— start MATERIAL PROVIDED —
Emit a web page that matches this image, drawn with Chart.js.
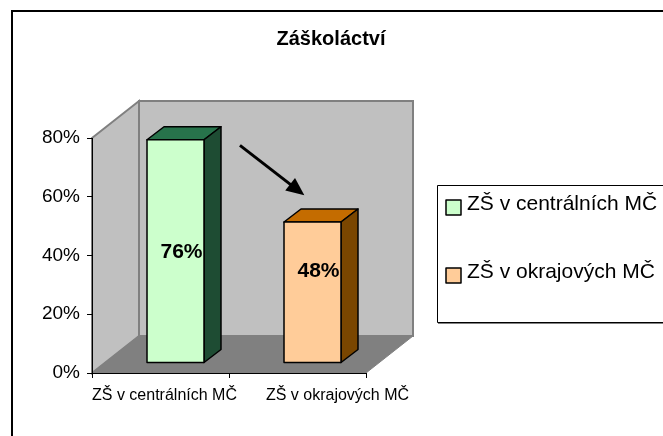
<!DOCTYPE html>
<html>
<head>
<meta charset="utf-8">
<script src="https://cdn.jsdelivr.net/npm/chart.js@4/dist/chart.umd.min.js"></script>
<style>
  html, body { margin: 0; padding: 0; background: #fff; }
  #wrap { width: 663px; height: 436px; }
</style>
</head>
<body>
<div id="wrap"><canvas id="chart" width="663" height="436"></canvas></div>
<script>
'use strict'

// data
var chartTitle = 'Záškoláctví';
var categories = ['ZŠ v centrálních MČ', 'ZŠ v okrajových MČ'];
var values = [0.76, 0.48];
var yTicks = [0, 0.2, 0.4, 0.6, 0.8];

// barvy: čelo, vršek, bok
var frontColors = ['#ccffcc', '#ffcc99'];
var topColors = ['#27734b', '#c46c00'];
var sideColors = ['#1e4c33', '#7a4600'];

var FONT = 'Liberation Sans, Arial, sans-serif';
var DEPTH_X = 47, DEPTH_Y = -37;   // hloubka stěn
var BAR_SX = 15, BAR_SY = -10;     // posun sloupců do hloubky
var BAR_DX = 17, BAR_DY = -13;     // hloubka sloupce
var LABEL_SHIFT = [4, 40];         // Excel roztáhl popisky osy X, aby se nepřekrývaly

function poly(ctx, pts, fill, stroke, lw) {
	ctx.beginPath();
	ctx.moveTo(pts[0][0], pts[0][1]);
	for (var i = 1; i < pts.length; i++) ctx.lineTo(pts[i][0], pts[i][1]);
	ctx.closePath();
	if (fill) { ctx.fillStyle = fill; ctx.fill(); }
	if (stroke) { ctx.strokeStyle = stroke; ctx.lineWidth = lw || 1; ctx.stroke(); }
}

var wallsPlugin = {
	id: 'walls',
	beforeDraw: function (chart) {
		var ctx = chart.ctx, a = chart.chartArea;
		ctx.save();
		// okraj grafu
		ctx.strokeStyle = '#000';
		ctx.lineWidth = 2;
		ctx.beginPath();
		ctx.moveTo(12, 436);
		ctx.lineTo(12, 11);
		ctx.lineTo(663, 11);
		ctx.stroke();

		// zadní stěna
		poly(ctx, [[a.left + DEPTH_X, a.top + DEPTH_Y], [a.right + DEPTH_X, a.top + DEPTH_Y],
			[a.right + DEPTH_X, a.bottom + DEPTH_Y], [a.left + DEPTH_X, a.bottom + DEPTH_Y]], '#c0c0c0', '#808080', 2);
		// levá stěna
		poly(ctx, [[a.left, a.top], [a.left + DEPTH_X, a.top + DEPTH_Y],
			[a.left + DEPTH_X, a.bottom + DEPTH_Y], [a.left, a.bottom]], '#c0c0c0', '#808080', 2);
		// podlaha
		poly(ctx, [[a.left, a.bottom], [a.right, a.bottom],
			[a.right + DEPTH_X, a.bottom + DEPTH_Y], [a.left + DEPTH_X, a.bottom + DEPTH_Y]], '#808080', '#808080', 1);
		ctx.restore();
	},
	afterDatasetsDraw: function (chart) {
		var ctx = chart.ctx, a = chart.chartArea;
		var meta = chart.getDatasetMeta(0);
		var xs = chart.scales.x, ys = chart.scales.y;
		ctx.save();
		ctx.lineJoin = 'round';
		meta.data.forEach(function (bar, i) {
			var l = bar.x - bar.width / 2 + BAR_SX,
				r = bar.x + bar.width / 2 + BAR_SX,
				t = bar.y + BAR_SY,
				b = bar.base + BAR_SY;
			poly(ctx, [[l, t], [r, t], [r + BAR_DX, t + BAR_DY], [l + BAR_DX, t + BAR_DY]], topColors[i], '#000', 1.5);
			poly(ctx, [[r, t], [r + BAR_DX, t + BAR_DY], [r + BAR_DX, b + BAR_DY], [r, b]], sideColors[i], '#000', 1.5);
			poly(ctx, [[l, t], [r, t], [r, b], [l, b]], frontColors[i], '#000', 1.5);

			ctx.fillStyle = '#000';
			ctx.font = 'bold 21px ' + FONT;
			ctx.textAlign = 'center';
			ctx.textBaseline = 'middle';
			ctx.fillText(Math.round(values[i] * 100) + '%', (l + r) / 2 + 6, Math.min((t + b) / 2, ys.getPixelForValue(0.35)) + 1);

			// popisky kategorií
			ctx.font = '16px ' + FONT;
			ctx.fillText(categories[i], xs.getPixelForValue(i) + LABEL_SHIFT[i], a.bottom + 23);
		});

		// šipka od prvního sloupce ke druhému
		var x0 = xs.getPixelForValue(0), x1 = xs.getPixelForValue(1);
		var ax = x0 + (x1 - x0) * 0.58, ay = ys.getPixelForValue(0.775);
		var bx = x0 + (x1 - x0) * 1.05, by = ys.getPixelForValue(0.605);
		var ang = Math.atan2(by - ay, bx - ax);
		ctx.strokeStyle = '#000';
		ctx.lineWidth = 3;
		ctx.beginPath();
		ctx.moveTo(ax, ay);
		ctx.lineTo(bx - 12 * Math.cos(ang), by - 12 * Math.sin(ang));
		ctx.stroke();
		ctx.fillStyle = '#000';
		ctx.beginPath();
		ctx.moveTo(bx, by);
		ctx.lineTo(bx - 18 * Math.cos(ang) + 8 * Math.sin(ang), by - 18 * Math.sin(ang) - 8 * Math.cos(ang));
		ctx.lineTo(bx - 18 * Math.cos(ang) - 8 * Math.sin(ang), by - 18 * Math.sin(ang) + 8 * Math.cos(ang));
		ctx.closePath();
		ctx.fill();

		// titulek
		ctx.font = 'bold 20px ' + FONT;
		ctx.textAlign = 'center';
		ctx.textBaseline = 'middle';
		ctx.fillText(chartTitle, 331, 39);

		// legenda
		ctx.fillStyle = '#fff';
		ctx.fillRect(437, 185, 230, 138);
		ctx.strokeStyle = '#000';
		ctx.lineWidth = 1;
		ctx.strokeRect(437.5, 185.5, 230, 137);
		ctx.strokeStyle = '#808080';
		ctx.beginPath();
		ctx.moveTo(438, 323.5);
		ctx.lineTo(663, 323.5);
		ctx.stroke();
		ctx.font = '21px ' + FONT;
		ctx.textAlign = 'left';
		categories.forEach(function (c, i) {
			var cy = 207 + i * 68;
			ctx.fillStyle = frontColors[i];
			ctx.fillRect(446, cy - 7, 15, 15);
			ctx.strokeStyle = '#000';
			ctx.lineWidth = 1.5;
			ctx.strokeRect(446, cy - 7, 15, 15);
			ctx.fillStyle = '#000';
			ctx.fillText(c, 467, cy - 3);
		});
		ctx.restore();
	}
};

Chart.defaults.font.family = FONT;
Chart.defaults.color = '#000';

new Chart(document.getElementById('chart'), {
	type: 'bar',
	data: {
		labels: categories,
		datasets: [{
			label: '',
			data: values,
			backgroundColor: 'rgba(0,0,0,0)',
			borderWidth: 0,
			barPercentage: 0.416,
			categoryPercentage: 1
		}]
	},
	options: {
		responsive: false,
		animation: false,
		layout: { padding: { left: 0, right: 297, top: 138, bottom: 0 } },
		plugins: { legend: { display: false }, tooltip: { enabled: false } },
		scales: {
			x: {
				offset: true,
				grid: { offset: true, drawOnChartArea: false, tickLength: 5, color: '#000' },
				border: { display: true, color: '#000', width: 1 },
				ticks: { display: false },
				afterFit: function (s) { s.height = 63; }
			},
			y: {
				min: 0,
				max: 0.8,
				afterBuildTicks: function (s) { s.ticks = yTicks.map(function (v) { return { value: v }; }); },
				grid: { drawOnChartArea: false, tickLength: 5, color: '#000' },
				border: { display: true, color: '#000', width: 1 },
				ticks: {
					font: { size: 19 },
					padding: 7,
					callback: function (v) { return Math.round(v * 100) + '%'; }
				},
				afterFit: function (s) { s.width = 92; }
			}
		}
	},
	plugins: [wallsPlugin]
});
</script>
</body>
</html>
— end MATERIAL PROVIDED —
The lines from the start of the data through the line that contains "var LABEL_SHIFT = [4, 40];" are to be returned exactly, please, with both ends included and every picture left out.

• _TASK ANSWER_
Emit a web page that matches this image, drawn with Chart.js.
<!DOCTYPE html>
<html>
<head>
<meta charset="utf-8">
<script src="https://cdn.jsdelivr.net/npm/chart.js@4/dist/chart.umd.min.js"></script>
<style>
  html, body { margin: 0; padding: 0; background: #fff; }
  #wrap { width: 663px; height: 436px; }
</style>
</head>
<body>
<div id="wrap"><canvas id="chart" width="663" height="436"></canvas></div>
<script>
'use strict'

// data
var chartTitle = 'Záškoláctví';
var categories = ['ZŠ v centrálních MČ', 'ZŠ v okrajových MČ'];
var values = [0.76, 0.48];
var yTicks = [0, 0.2, 0.4, 0.6, 0.8];

// barvy: čelo, vršek, bok
var frontColors = ['#ccffcc', '#ffcc99'];
var topColors = ['#27734b', '#c46c00'];
var sideColors = ['#1e4c33', '#7a4600'];

var FONT = 'Liberation Sans, Arial, sans-serif';
var DEPTH_X = 47, DEPTH_Y = -37;   // hloubka stěn
var BAR_SX = 15, BAR_SY = -10;     // posun sloupců do hloubky
var BAR_DX = 17, BAR_DY = -13;     // hloubka sloupce
var LABEL_SHIFT = [4, 40];         // Excel roztáhl popisky osy X, aby se nepřekrývaly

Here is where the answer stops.